Interior design is a craft that many try to master and few succeed. However, HGTV Design Star winner and host of Secrets From a Stylist, Emily Henderson, has had her hand in success. The popular interior designer known for her mid-century modern style moved to New York City to study industrial design at The Pratt Institute in Brooklyn after graduating from the University of Oregon. She’s been immersed in the design industry since and her career boasts an impressive number of accomplishments including a notable portfolio of clients, a New York Times Best Seller book, a successful blog, and a Style by Emily Henderson collection at Target retailers.
The queen of “weird is good, in small doses,” believes that design— interior and otherwise— should be a reflection of you, your brand, and your personal style. It’s her eclectic eye for design that humanizes her work and makes chic living areas achievable and livable. While her creativity is inspiring, we bet you’re wondering what Emily Henderson’s style has to do with presentations, right?
While interior design is vastly different from presentation design, it’s also similar. Like any principles of good design, interior design best practices can be applied to presentations, too. Take these styling and design lessons from interior-artist, Emily Henderson, and apply them to your next presentation deck.

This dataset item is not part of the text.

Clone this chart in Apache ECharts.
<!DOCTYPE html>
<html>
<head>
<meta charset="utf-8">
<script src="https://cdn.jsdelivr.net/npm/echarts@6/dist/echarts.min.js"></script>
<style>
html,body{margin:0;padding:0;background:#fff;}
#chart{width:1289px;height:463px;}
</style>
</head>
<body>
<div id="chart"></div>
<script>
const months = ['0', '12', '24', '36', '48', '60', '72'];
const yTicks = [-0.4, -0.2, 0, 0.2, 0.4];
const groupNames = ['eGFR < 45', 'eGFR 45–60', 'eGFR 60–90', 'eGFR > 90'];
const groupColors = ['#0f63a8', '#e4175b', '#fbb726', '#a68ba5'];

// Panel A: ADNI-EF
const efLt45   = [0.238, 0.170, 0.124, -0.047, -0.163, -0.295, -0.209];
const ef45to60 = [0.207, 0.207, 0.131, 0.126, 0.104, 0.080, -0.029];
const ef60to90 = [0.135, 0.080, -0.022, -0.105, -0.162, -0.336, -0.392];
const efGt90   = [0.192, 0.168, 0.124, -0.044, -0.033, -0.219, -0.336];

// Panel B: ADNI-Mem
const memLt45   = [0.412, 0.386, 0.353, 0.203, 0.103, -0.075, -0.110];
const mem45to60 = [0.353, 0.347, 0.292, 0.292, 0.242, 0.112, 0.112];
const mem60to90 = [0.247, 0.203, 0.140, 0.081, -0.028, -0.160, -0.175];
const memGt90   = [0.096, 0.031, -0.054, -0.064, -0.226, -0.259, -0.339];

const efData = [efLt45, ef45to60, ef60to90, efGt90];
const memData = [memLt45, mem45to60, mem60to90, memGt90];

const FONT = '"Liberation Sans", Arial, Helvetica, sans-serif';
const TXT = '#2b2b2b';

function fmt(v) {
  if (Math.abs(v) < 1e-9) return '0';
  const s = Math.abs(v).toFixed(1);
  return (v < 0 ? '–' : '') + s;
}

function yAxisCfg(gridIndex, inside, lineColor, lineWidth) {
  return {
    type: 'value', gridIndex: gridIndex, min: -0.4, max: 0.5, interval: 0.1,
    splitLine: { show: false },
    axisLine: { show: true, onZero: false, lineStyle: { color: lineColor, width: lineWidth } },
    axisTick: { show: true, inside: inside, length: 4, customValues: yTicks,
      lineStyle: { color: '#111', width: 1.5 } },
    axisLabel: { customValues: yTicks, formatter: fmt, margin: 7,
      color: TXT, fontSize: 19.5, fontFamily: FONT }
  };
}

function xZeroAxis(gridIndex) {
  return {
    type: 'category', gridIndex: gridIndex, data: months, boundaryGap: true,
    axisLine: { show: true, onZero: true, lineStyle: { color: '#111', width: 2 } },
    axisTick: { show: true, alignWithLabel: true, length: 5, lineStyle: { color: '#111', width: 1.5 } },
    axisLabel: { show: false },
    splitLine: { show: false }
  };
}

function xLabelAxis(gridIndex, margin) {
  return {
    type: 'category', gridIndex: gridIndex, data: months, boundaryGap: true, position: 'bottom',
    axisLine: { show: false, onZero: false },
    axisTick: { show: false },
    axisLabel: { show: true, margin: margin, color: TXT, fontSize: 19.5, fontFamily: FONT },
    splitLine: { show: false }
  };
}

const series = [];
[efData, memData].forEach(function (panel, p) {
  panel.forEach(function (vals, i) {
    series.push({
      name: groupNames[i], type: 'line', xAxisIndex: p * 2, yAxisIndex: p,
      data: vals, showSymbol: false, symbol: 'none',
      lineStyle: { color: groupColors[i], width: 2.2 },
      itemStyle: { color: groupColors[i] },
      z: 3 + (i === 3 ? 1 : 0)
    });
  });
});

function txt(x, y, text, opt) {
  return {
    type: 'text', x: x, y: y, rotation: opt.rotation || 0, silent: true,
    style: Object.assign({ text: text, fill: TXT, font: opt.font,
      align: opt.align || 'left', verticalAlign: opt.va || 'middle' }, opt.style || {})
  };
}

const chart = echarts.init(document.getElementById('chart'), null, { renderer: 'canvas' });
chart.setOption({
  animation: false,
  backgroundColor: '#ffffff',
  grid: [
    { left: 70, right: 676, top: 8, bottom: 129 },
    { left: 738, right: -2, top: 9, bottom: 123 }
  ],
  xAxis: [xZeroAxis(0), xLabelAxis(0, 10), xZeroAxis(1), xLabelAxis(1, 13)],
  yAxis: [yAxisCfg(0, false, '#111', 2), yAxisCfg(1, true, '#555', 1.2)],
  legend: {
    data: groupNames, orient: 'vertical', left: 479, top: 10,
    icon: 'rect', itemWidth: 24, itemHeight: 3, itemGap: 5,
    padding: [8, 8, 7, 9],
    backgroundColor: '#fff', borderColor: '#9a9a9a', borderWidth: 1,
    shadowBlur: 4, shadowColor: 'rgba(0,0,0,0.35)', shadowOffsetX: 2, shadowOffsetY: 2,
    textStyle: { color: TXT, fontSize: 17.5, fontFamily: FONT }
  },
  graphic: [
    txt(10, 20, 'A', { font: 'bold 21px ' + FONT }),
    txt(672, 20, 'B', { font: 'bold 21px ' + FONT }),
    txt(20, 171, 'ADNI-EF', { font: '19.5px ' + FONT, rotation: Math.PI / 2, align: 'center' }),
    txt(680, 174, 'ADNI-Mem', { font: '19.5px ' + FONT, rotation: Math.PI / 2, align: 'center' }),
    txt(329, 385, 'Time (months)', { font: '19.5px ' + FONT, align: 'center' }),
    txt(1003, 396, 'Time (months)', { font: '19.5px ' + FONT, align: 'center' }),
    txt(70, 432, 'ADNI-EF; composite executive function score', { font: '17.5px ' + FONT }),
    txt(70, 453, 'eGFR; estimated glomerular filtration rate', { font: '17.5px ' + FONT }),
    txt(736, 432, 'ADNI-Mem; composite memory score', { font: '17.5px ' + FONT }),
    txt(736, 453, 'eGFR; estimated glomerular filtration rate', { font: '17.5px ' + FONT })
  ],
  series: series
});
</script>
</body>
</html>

Push the boundaries of design
Emily Henderson said in an interview with The Everygirl, “Push the boundaries [of your design] because if you don’t do it for yourself why would your clients let you do it.” We love this advice for presentation design. Emily Henderson’s style is constantly shaking up what’s safe and normal, and pushing the boundaries of design. In Henderson fashion, don’t be afraid to try something new and edgy in your next presentation. Try structuring your story in a new, thoughtful way that you might not have thought of before and force people to see your offering in a new light. Beautiful.ai’s smart slide templates help you start inspired so you can customize your design and try new layouts and formats to take your content to the next level.
Lean in to modern maximalism
Eclectic-meets-modern stylist, Emily Henderson, often explores a “modern maximalism” approach to design. What does this mean? It doesn’t necessarily mean whacky and cluttered. Instead, Henderson has coined her color-play as modern maximalism. This means she isn't afraid to mix bold, loud colors together. In fact, some of her best examples of modern maximalism are dark, moody walls and monochromatic furniture which is a far cry from her traditionally bright, white design style. While we generally like to keep presentations clean and professional, that doesn’t mean you can’t experiment with trendy, modern colors and supporting visual assets. Explore Beautiful.ai’s free image library— full of high-quality, modern, edgy, and professional assets— to find the perfect photos to compliment your presentation without having to open a new browser or tab.
Keep it cohesive
Emily Henderson has been known to mix elements of different interior design styles. Her one rule? Keep things cohesive and consistent. This means that while she may mix mid-century modern and coastal pieces, she sticks to one cohesive color scheme to tie everything together (her favorite hue being shades of blues). You can (and should) apply her rule of consistency to your presentations as well. All of your presentations should be an extension of your brand, and as such they should be consistent with any other marketing or sales collateral. It’s easy to keep your presentations cohesive with Beautiful.ai’s custom themes. Simply create your own theme by selecting your brand colors, fonts, and logos and it will automatically be applied to each slide throughout your presentation.
Adapt and evolve
In a Style by Emily Henderson blog, Emily shares her evolution of design of the last decade. As she breaks down each design style, she shares examples proving that she isn’t afraid of evolving with the times and adopting new trends. In the same blog article she notes that her design style went from corky and bold to more practical and neutral as her lifestyle shifted to motherhood. Being fluid with design trends— while still incorporating her own unique flare— is what sets her apart from other designers. So, what does all of this mean for your presentation? Don’t be afraid to adapt. What worked in the early 2000’s— namely PowerPoint— doesn’t necessarily work now. Trying new presentation software, like Beautiful.ai, and new presentation design styles can help take your deck (and perhaps your career) to the next level.